The value added services need verified identities, Fascinating insights there, Helga. Yeah. Coming back to the skillset and maybe to add what I think is important to have a team that is open minded for new technologies, and it should not be your, maybe your it employee that works 20 years or, or more in yeah. Legacy system.
So it, it, it really should be a really a young open-minded team. Not saying that there isn't a 20 year developer, but in most cases, I think it's, it's, it's, it's more of a younger teams and team should not only comprises of software architects and software developers. You really need business developers and also legal experts because what, what we learned in, in the past is that the, the software, you can really quickly developed software, but to at the end of a day, to develop all the processes and to get it legally compliant, that is really the hard work. And that takes a long time.
And it's really, it's really important to have legal experts and regulatory teams in place where they're able to yeah. Evaluate solutions you create and that are yeah. And better open to yeah.
To, to find a solution for the regulatory part and with the business developers. What, what I observe is that sometimes our software developers are not so open when it comes to collaboration with others. So the business developers sometimes are more open to discuss with, with other companies, maybe with other sectors that you need someone who can really create this community approach. And that's where you, you definitely some, some business development. So when you set up a team, it should not only be a tech team, don't forget regulatory stuff and the business stuff. Perfect.

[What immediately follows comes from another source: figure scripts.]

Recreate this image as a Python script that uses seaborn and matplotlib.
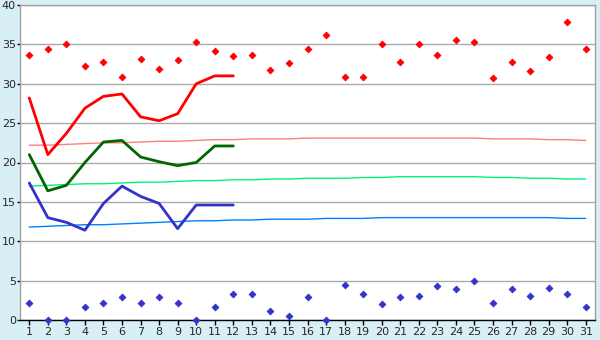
import numpy as np
import pandas as pd
import matplotlib
matplotlib.use("Agg")
import matplotlib.pyplot as plt
import seaborn as sns

# days of the month
days = list(range(1, 32))

# daily max points (red) and min points (blue)
max_pts = [33.7, 34.4, 35.0, 32.2, 32.8, 30.9, 33.2, 31.9, 33.0, 35.3,
           34.1, 33.5, 33.6, 31.8, 32.6, 34.4, 36.2, 30.9, 30.9, 35.0,
           32.8, 35.0, 33.6, 35.6, 35.3, 30.7, 32.8, 31.6, 33.4, 37.8, 34.4]
min_pts = [2.2, 0.0, 0.0, 1.7, 2.2, 2.9, 2.2, 2.9, 2.2, 0.0,
           1.7, 3.3, 3.3, 1.1, 0.5, 2.9, 0.0, 4.4, 3.3, 2.0,
           2.9, 3.0, 4.3, 3.9, 5.0, 2.2, 4.0, 3.0, 4.1, 3.3, 1.7]

# current month (first 12 days)
cur_days = list(range(1, 13))
cur_max = [28.2, 21.0, 23.7, 26.9, 28.4, 28.7, 25.8, 25.3, 26.2, 30.0, 31.0, 31.0]
cur_mean = [21.0, 16.4, 17.1, 20.0, 22.6, 22.8, 20.7, 20.1, 19.6, 20.0, 22.1, 22.1]
cur_min = [17.4, 13.0, 12.4, 11.4, 14.8, 17.0, 15.7, 14.8, 11.6, 14.6, 14.6, 14.6]

# long-term normals
norm_max = [22.2, 22.2, 22.3, 22.4, 22.5, 22.5, 22.6, 22.7, 22.7, 22.8,
            22.9, 22.9, 23.0, 23.0, 23.0, 23.1, 23.1, 23.1, 23.1, 23.1,
            23.1, 23.1, 23.1, 23.1, 23.1, 23.0, 23.0, 23.0, 22.9, 22.9, 22.8]
norm_mean = [17.0, 17.1, 17.2, 17.3, 17.3, 17.4, 17.5, 17.5, 17.6, 17.7,
             17.7, 17.8, 17.8, 17.9, 17.9, 18.0, 18.0, 18.0, 18.1, 18.1,
             18.2, 18.2, 18.2, 18.2, 18.2, 18.1, 18.1, 18.0, 18.0, 17.9, 17.9]
norm_min = [11.8, 11.9, 12.0, 12.1, 12.1, 12.2, 12.3, 12.4, 12.5, 12.6,
            12.6, 12.7, 12.7, 12.8, 12.8, 12.8, 12.9, 12.9, 12.9, 13.0,
            13.0, 13.0, 13.0, 13.0, 13.0, 13.0, 13.0, 13.0, 13.0, 12.9, 12.9]

bg = "#d9eff6"

sns.set_style("white")
plt.rcParams['font.family'] = ['DejaVu Sans']

fig = plt.figure(figsize=(6, 3.4), dpi=100, facecolor=bg)
ax = fig.add_axes([20 / 600, 20 / 340, 575 / 600, 315 / 340])
ax.set_facecolor("white")

# grid
ax.set_ylim(0, 40)
ax.set_xlim(0.5, 31.5)
ax.set_yticks(range(0, 41, 5))
ax.set_xticks(days)
ax.yaxis.grid(True, color="#aaaaaa", linewidth=1)
ax.set_axisbelow(True)

# normals (thin)
sns.lineplot(x=days, y=norm_max, ax=ax, color="#ff8080", linewidth=1, zorder=2)
sns.lineplot(x=days, y=norm_mean, ax=ax, color="#00f080", linewidth=1, zorder=2)
sns.lineplot(x=days, y=norm_min, ax=ax, color="#0080ff", linewidth=1, zorder=2)

# current values (thick)
sns.lineplot(x=cur_days, y=cur_max, ax=ax, color="#ff0000", linewidth=2, zorder=3)
sns.lineplot(x=cur_days, y=cur_mean, ax=ax, color="#006600", linewidth=2, zorder=3)
sns.lineplot(x=cur_days, y=cur_min, ax=ax, color="#3333cc", linewidth=2, zorder=3)

# extremes
sns.scatterplot(x=days, y=max_pts, ax=ax, color="#ff0000", marker="D", s=12,
                linewidth=0.6, edgecolor="#ff0000", zorder=4)
sns.scatterplot(x=days, y=min_pts, ax=ax, color="#3333cc", marker="D", s=12,
                linewidth=0.6, edgecolor="#3333cc", zorder=4, clip_on=False)

for s in ["left", "right", "top"]:
    ax.spines[s].set_color("#a0a0a0")
    ax.spines[s].set_linewidth(1)
ax.spines["bottom"].set_color("black")
ax.spines["bottom"].set_linewidth(1)

ax.tick_params(axis="y", direction="out", length=2, width=1,
               color="black", labelsize=8, pad=1, left=True)
ax.tick_params(axis="x", direction="out", length=3.5, width=1,
               color="black", labelsize=8, pad=1.5, bottom=True)
ax.set_xlabel("")
ax.set_ylabel("")

fig.savefig("out.png", dpi=100, facecolor=bg)
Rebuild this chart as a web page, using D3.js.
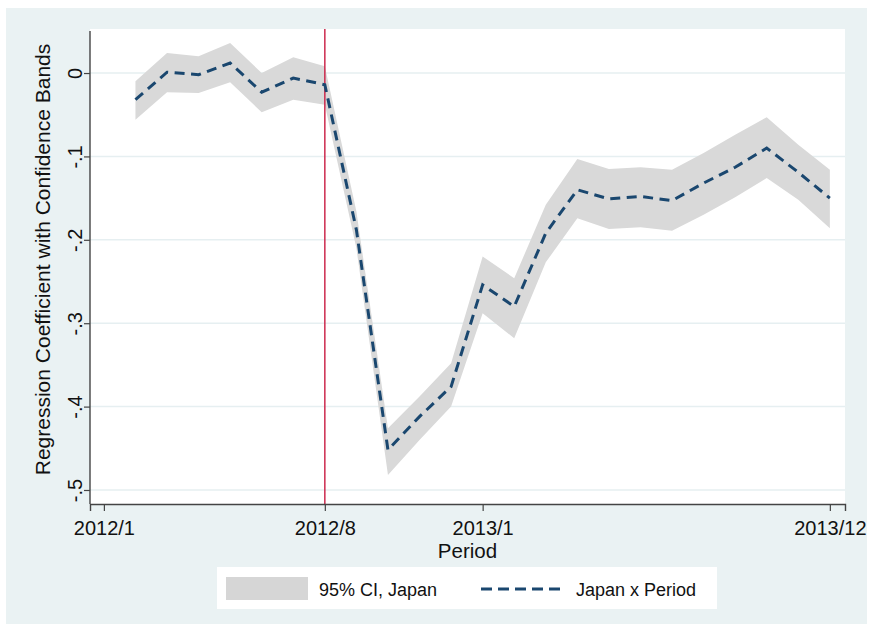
<!DOCTYPE html>
<html>
<head>
<meta charset="utf-8">
<script src="https://cdn.jsdelivr.net/npm/d3@7"></script>
<style>
  body { margin: 0; background: #fff; }
  text { font-family: Helvetica, Arial, "Liberation Sans", sans-serif; fill: #111; }
</style>
</head>
<body>
<div id="chart"></div>
<script>
const width = 869
const height = 629
const plot = { left: 90, right: 845, top: 29, bottom: 504 }

// month index, 0 = 2012/1
const months = [1, 2, 3, 4, 5, 6, 7, 8, 9, 10, 11, 12, 13, 14, 15, 16, 17, 18, 19, 20, 21, 22, 23]
const coef = [-0.032, 0.001, -0.002, 0.012, -0.023, -0.006, -0.014, -0.188, -0.452, -0.412, -0.376, -0.254,
    -0.280, -0.192, -0.140, -0.151, -0.148, -0.153, -0.132, -0.113, -0.090, -0.119, -0.150]
const upper = [-0.010, 0.024, 0.020, 0.036, 0.000, 0.019, 0.008, -0.166, -0.426, -0.388, -0.348, -0.220,
    -0.246, -0.158, -0.103, -0.115, -0.113, -0.116, -0.096, -0.074, -0.053, -0.086, -0.116]
const lower = [-0.056, -0.023, -0.024, -0.011, -0.047, -0.032, -0.038, -0.210, -0.482, -0.440, -0.400, -0.288,
    -0.318, -0.227, -0.174, -0.187, -0.185, -0.189, -0.170, -0.149, -0.126, -0.152, -0.186]
const xTicks = [0, 7, 12, 23]
const xTickLabels = ["2012/1", "2012/8", "2013/1", "2013/12"]
const yTicks = [0, -0.1, -0.2, -0.3, -0.4, -0.5]
const yTickLabels = ["0", "-.1", "-.2", "-.3", "-.4", "-.5"]
const eventMonth = 7

const data = months.map((m, i) => ({ m: m, c: coef[i], lo: lower[i], hi: upper[i] }))

let svg = d3.select("#chart")
    .append("svg")
    .attr("width", width)
    .attr("height", height)

// outer graph region
svg.append("rect")
    .attr("x", 6).attr("y", 8)
    .attr("width", 861).attr("height", 616)
    .style("fill", "#eaf2f3")

const x = d3.scaleLinear()
    .domain([-0.44, 23.48])
    .range([plot.left, plot.right])

const y = d3.scaleLinear()
    .domain([-0.5168, 0.0528])
    .range([plot.bottom, plot.top])

// plot region
svg.append("rect")
    .attr("x", plot.left).attr("y", plot.top)
    .attr("width", plot.right - plot.left)
    .attr("height", plot.bottom - plot.top)
    .style("fill", "#fff")

// gridlines
svg.append("g")
    .selectAll("line")
    .data(yTicks)
    .join("line")
    .attr("x1", plot.left).attr("x2", plot.right)
    .attr("y1", d => y(d)).attr("y2", d => y(d))
    .style("stroke", "#e6eff1")
    .style("stroke-width", 1.5)

// confidence band
const area = d3.area()
    .x(d => x(d.m))
    .y0(d => y(d.lo))
    .y1(d => y(d.hi))

svg.append("path")
    .datum(data)
    .attr("d", area)
    .style("fill", "#d9d9d9")

// event line
svg.append("line")
    .attr("x1", x(eventMonth)).attr("x2", x(eventMonth))
    .attr("y1", plot.top).attr("y2", plot.bottom)
    .style("stroke", "#cc2a4e")
    .style("stroke-width", 1.5)

// coefficient line
const line = d3.line()
    .x(d => x(d.m))
    .y(d => y(d.c))

svg.append("path")
    .datum(data)
    .attr("d", line)
    .style("fill", "none")
    .style("stroke", "#1a476f")
    .style("stroke-width", 3)
    .style("stroke-dasharray", "10,6.5")

// axes
const xAxis = svg.append("g")
    .attr("transform", `translate(0,${plot.bottom})`)
    .call(d3.axisBottom(x)
        .tickValues(xTicks)
        .tickFormat((d, i) => xTickLabels[i])
        .tickSizeOuter(0)
        .tickSize(7))
xAxis.select(".domain").style("stroke", "#444").style("stroke-width", 1.4)
xAxis.selectAll(".tick line").style("stroke", "#444").style("stroke-width", 1.2)
xAxis.selectAll(".tick text")
    .attr("y", 31).attr("dy", 0)
    .style("font-size", "20px")
    .style("font-family", "Helvetica, Arial, 'Liberation Sans', sans-serif")
    .style("fill", "#111")

const yAxis = svg.append("g")
    .attr("transform", `translate(${plot.left},0)`)
    .call(d3.axisLeft(y)
        .tickValues(yTicks)
        .tickFormat((d, i) => yTickLabels[i])
        .tickSizeOuter(0)
        .tickSize(6))
yAxis.select(".domain")
    .attr("d", `M0,${plot.top + 2}V${plot.bottom}`)
    .style("stroke", "#444").style("stroke-width", 1.4)
yAxis.selectAll(".tick line").style("stroke", "#444").style("stroke-width", 1.2)
yAxis.selectAll(".tick text")
    .attr("x", null).attr("dy", 0)
    .attr("text-anchor", "middle")
    .attr("transform", "translate(-8,0) rotate(-90)")
    .style("font-size", "20px")
    .style("font-family", "Helvetica, Arial, 'Liberation Sans', sans-serif")
    .style("fill", "#111")

// axis titles
svg.append("text")
    .attr("x", (plot.left + plot.right) / 2)
    .attr("y", 558)
    .attr("text-anchor", "middle")
    .style("font-size", "20.5px")
    .text("Period")

svg.append("text")
    .attr("transform", `translate(50,${(plot.top + plot.bottom) / 2 - 7}) rotate(-90)`)
    .attr("text-anchor", "middle")
    .style("font-size", "21px")
    .text("Regression Coefficient with Confidence Bands")

// legend
const legend = svg.append("g")
legend.append("rect")
    .attr("x", 217).attr("y", 567)
    .attr("width", 500).attr("height", 42)
    .style("fill", "#fff")
legend.append("rect")
    .attr("x", 226).attr("y", 577)
    .attr("width", 82).attr("height", 23)
    .style("fill", "#d6d6d6")
legend.append("text")
    .attr("x", 319).attr("y", 596)
    .style("font-size", "18px")
    .text("95% CI, Japan")
legend.append("line")
    .attr("x1", 481).attr("x2", 564)
    .attr("y1", 589).attr("y2", 589)
    .style("stroke", "#1a476f")
    .style("stroke-width", 3)
    .style("stroke-dasharray", "11,6")
legend.append("text")
    .attr("x", 576).attr("y", 596)
    .style("font-size", "18px")
    .text("Japan x Period")
</script>
</body>
</html>
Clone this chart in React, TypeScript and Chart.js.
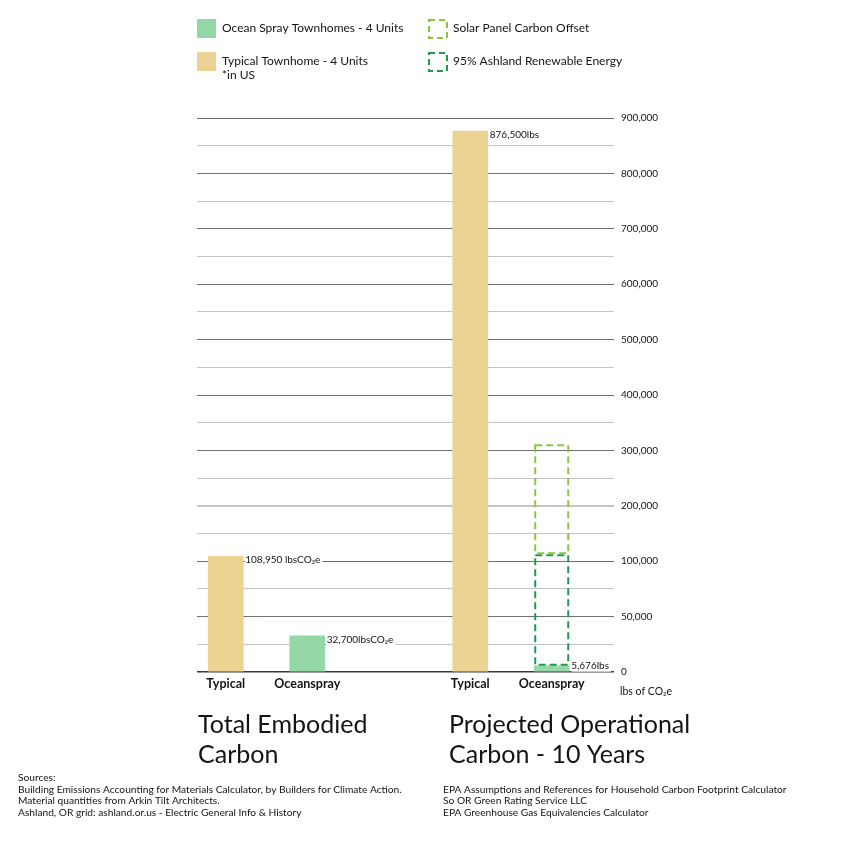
import React, { useEffect, useRef } from 'react';
import { Chart, LinearScale, registerables } from 'chart.js';

// ---------- data ----------
const barLabels = ['Typical', 'Oceanspray'];
const groupTitles = [
  ['Total Embodied', 'Carbon'],
  ['Projected Operational', 'Carbon - 10 Years'],
];
const typicalValues = [108950, 876500];
const oceansprayValues = [32700, 5676];
const typicalValueLabels = ['108,950 lbsCO\u2082e', '876,500lbs'];
const oceansprayValueLabels = ['32,700lbsCO\u2082e', '5,676lbs'];
const ashlandRenewableRange = [5676, 112500];
const solarOffsetRange = [112500, 311000];
const yTickValues = [0, 50000, 100000, 200000, 300000, 400000, 500000, 600000, 700000, 800000, 900000];
const yAxisUnit = 'lbs of CO\u2082e';
const legendLeft = [
  { label: ['Ocean Spray Townhomes - 4 Units'], kind: 'ocean' },
  { label: ['Typical Townhome - 4 Units', '*in US'], kind: 'typical' },
];
const legendRight = [
  { label: ['Solar Panel Carbon Offset'], kind: 'solar' },
  { label: ['95% Ashland Renewable Energy'], kind: 'ashland' },
];
const sourcesLeft = [
  'Sources:',
  'Building Emissions Accounting for Materials Calculator, by Builders for Climate Action.',
  'Material quantities from Arkin Tilt Architects.',
  'Ashland, OR grid: ashland.or.us - Electric General Info & History',
];
const sourcesRight = [
  'EPA Assumptions and References for Household Carbon Footprint Calculator',
  'So OR Green Rating Service LLC',
  'EPA Greenhouse Gas Equivalencies Calculator',
];

// ---------- styles ----------
const COLORS = {
  typical: '#EDD393',
  ocean: '#93D8A6',
  solar: '#8CC63F',
  ashland: '#1E9A4C',
  text: '#141414',
};
const FONT = 'Lato, "Open Sans", sans-serif';
const TITLE_X = [198, 449];

// group g, item i -> index position on the x axis (one empty slot between groups)
const slot = (g: number, i: number) => g * (barLabels.length + 1) + i;
const xPositions = groupTitles.flatMap((_, g) => barLabels.map((__, i) => slot(g, i)));

// gridlines: every tick plus the midpoint between ticks
const gridValues: number[] = [];
yTickValues.forEach((v, i) => {
  gridValues.push(v);
  if (i < yTickValues.length - 1) gridValues.push((v + yTickValues[i + 1]) / 2);
});

function toUnit(v: number) {
  for (let i = 0; i < yTickValues.length - 1; i++) {
    if (v <= yTickValues[i + 1]) {
      return i + (v - yTickValues[i]) / (yTickValues[i + 1] - yTickValues[i]);
    }
  }
  return yTickValues.length - 1;
}
function fromUnit(u: number) {
  const i = Math.max(0, Math.min(yTickValues.length - 2, Math.floor(u)));
  return yTickValues[i] + (u - i) * (yTickValues[i + 1] - yTickValues[i]);
}

// Scale where every labelled tick interval takes the same height
class SteppedScale extends LinearScale {
  static id = 'stepped';
  static defaults = LinearScale.defaults;
  determineDataLimits() {
    this.min = yTickValues[0];
    this.max = yTickValues[yTickValues.length - 1];
  }
  buildTicks() {
    return gridValues.map((value) => ({ value }));
  }
  getPixelForValue(value: number) {
    return this.getPixelForDecimal(toUnit(value) / (yTickValues.length - 1));
  }
  getValueForPixel(pixel: number) {
    return fromUnit(this.getDecimalForPixel(pixel) * (yTickValues.length - 1));
  }
}

Chart.register(...registerables, SteppedScale);

const fmt = (v: number) => String(v).replace(/\B(?=(\d{3})+(?!\d))/g, ',');

const dashedBoxes = {
  id: 'dashedBoxes',
  afterDatasetsDraw(chart: any) {
    const ctx = chart.ctx;
    chart.data.datasets.forEach((ds: any, di: number) => {
      if (!ds.dashColor) return;
      const meta = chart.getDatasetMeta(di);
      meta.data.forEach((el: any) => {
        const top = Math.min(el.y, el.base);
        const h = Math.abs(el.base - el.y);
        ctx.save();
        ctx.strokeStyle = ds.dashColor;
        ctx.lineWidth = 2;
        ctx.setLineDash([7, 4]);
        ctx.strokeRect(el.x - el.width / 2 + 1, top + 1, el.width - 2, h - 2);
        ctx.restore();
      });
    });
  },
};

const valueLabels = {
  id: 'valueLabels',
  afterDatasetsDraw(chart: any) {
    const ctx = chart.ctx;
    chart.data.datasets.forEach((ds: any, di: number) => {
      if (!ds.valueLabels) return;
      const meta = chart.getDatasetMeta(di);
      meta.data.forEach((el: any, i: number) => {
        const text = ds.valueLabels[i];
        ctx.save();
        ctx.font = `10px ${FONT}`;
        const w = ctx.measureText(text).width;
        const x = el.x + el.width / 2 + 2;
        const h = Math.abs(el.base - el.y);
        const y = h < 20 ? el.y : el.y + 4;
        ctx.fillStyle = '#ffffff';
        ctx.fillRect(x, y - 6, w + 2, 12);
        ctx.fillStyle = COLORS.text;
        ctx.textBaseline = 'middle';
        ctx.fillText(text, x, y);
        ctx.restore();
      });
    });
  },
};

const decorations = {
  id: 'decorations',
  afterDraw(chart: any) {
    const ctx = chart.ctx;
    const area = chart.chartArea;
    ctx.save();
    ctx.fillStyle = COLORS.text;

    // legend
    const drawSwatch = (kind: string, x: number, y: number) => {
      if (kind === 'ocean' || kind === 'typical') {
        ctx.fillStyle = COLORS[kind as 'ocean' | 'typical'];
        ctx.fillRect(x, y, 19, 19);
      } else {
        ctx.save();
        ctx.strokeStyle = COLORS[kind as 'solar' | 'ashland'];
        ctx.lineWidth = 2;
        ctx.setLineDash([6, 4]);
        ctx.strokeRect(x + 1, y + 1, 18, 18);
        ctx.restore();
      }
    };
    const drawLegendCol = (items: any[], x: number) => {
      items.forEach((it, r) => {
        const y = 19 + r * 33;
        drawSwatch(it.kind, x, y);
        ctx.fillStyle = COLORS.text;
        ctx.font = `12px ${FONT}`;
        ctx.textBaseline = 'middle';
        it.label.forEach((line: string, li: number) => {
          ctx.fillText(line, x + 25, y + 9 + li * 14);
        });
      });
    };
    drawLegendCol(legendLeft, 197);
    drawLegendCol(legendRight, 428);

    // axis unit
    ctx.fillStyle = COLORS.text;
    ctx.font = `10.5px ${FONT}`;
    ctx.textBaseline = 'middle';
    ctx.fillText(yAxisUnit, area.right + 6, area.bottom + 20);

    // group titles
    ctx.font = `25px ${FONT}`;
    ctx.textBaseline = 'alphabetic';
    groupTitles.forEach((lines, g) => {
      lines.forEach((line, li) => ctx.fillText(line, TITLE_X[g], 733 + li * 30));
    });

    // sources
    ctx.font = `10.2px ${FONT}`;
    ctx.textBaseline = 'middle';
    sourcesLeft.forEach((line, i) => ctx.fillText(line, 18, 778 + i * 11.5));
    sourcesRight.forEach((line, i) => ctx.fillText(line, 443, 789.5 + i * 11.5));
    ctx.restore();
  },
};

export default function App() {
  const ref = useRef<HTMLCanvasElement>(null);
  useEffect(() => {
    if (!ref.current) return;
    const chart = new Chart(ref.current, {
      type: 'bar',
      data: {
        datasets: [
          {
            label: 'Typical Townhome - 4 Units',
            data: typicalValues.map((v, g) => ({ x: slot(g, 0), y: v })),
            backgroundColor: COLORS.typical,
            valueLabels: typicalValueLabels,
          } as any,
          {
            label: 'Ocean Spray Townhomes - 4 Units',
            data: oceansprayValues.map((v, g) => ({ x: slot(g, 1), y: v })),
            backgroundColor: COLORS.ocean,
            valueLabels: oceansprayValueLabels,
          } as any,
          {
            label: '95% Ashland Renewable Energy',
            data: [{ x: slot(1, 1), y: ashlandRenewableRange }],
            backgroundColor: 'rgba(0,0,0,0)',
            dashColor: COLORS.ashland,
          } as any,
          {
            label: 'Solar Panel Carbon Offset',
            data: [{ x: slot(1, 1), y: solarOffsetRange }],
            backgroundColor: 'rgba(0,0,0,0)',
            dashColor: COLORS.solar,
          } as any,
        ],
      },
      options: {
        responsive: false,
        animation: false,
        datasets: { bar: { grouped: false, barThickness: 35, borderWidth: 0 } as any },
        layout: { padding: { left: 197, top: 118, right: 172, bottom: 150 } },
        plugins: { legend: { display: false }, tooltip: { enabled: false } },
        scales: {
          x: {
            type: 'linear',
            offset: false,
            min: -0.353,
            max: 4.764,
            grid: { display: false, drawTicks: false },
            border: { display: false },
            afterBuildTicks: (axis: any) => {
              axis.ticks = xPositions.map((value) => ({ value }));
            },
            afterFit: (axis: any) => {
              axis.height = 24;
            },
            ticks: {
              autoSkip: false,
              maxRotation: 0,
              padding: 4,
              color: COLORS.text,
              font: { family: FONT, size: 12.5, weight: 'bold' },
              callback: (v: any) => barLabels[Number(v) % (barLabels.length + 1)] ?? '',
            },
          } as any,
          y: {
            type: 'stepped',
            position: 'right',
            border: { display: false },
            afterFit: (axis: any) => {
              axis.width = 60;
            },
            grid: {
              drawTicks: false,
              color: (c: any) => {
                const v = c.tick?.value;
                if (v === 0) return '#3a3a3a';
                if (v === 200000) return '#c4c4c4';
                return yTickValues.includes(v) ? '#707070' : '#c4c4c4';
              },
              lineWidth: (c: any) => {
                const v = c.tick?.value;
                if (v === 0) return 1.5;
                if (v === 200000) return 2;
                return 1;
              },
            },
            ticks: {
              autoSkip: false,
              padding: 7,
              color: COLORS.text,
              font: { family: FONT, size: 10 },
              callback: (v: any) => (yTickValues.includes(Number(v)) ? fmt(Number(v)) : ''),
            },
          } as any,
        },
      } as any,
      plugins: [dashedBoxes, valueLabels, decorations],
    });
    return () => chart.destroy();
  }, []);
  return (
    <div style={{ position: 'absolute', left: 0, top: 0, width: 846, height: 846, background: '#fff' }}>
      <canvas ref={ref} width={846} height={846} style={{ display: 'block' }} />
    </div>
  );
}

Harry, do you have something to say, yeah, Yes. I have something on the regulatory part, which is very, very important because rule of thumb, the moment you are a regulated entity, you become slower just by nature of obliging with the regulation. That's true. So as you build your platforms, try to segregate the regulated part from the non-regulated part. So as in payment, you basically outsource the regulation to your payment provider.
As in KYC, you outsource the regulation to your KYC provider, which allows you to go ahead much faster, because you're much freer in your execution, much freer in your decisions. So what you should do also, as you start dealing with decentralized ledgers or decentralized identifiers, make sure that your key business is segregated from that. And that's exactly the beauty of it, of the protocol economy.
You consume this regulated services based on very simple APIs, you keep your business system unregulated because the regulation is handled by the trust providers who provide the verification of identity, the verification of credential who provide you with the payment, with the access to the central bank systems, et cetera. And this is also a nice part about in the case of identity where leave the regulation to those that actually touch the identity and then consume it as a paper use service, pay them for having done the regulation.
And then you, as a business system, you can grow your system so much faster rather than because you are not obliged to fulfill the necessary reporting regulation, compliance rules that anybody who touches identity, anybody who touches payment will have to do. Right. So it's great that we, we address the elephant in the room, which is regulations and regulators on that note, I would like to thank you, Harry. And Helger for this fascinating panel discussion. I'm sure we're going to see a lot more decentralized initiatives running in the coming years.
And I hope to see a lot more of this happening. Yeah. Soon. Thank you so much for your time. And we look forward to hearing from you soon. Thank you, Raj. Thank you. Yeah. Thank you. Thank you. Bye-bye.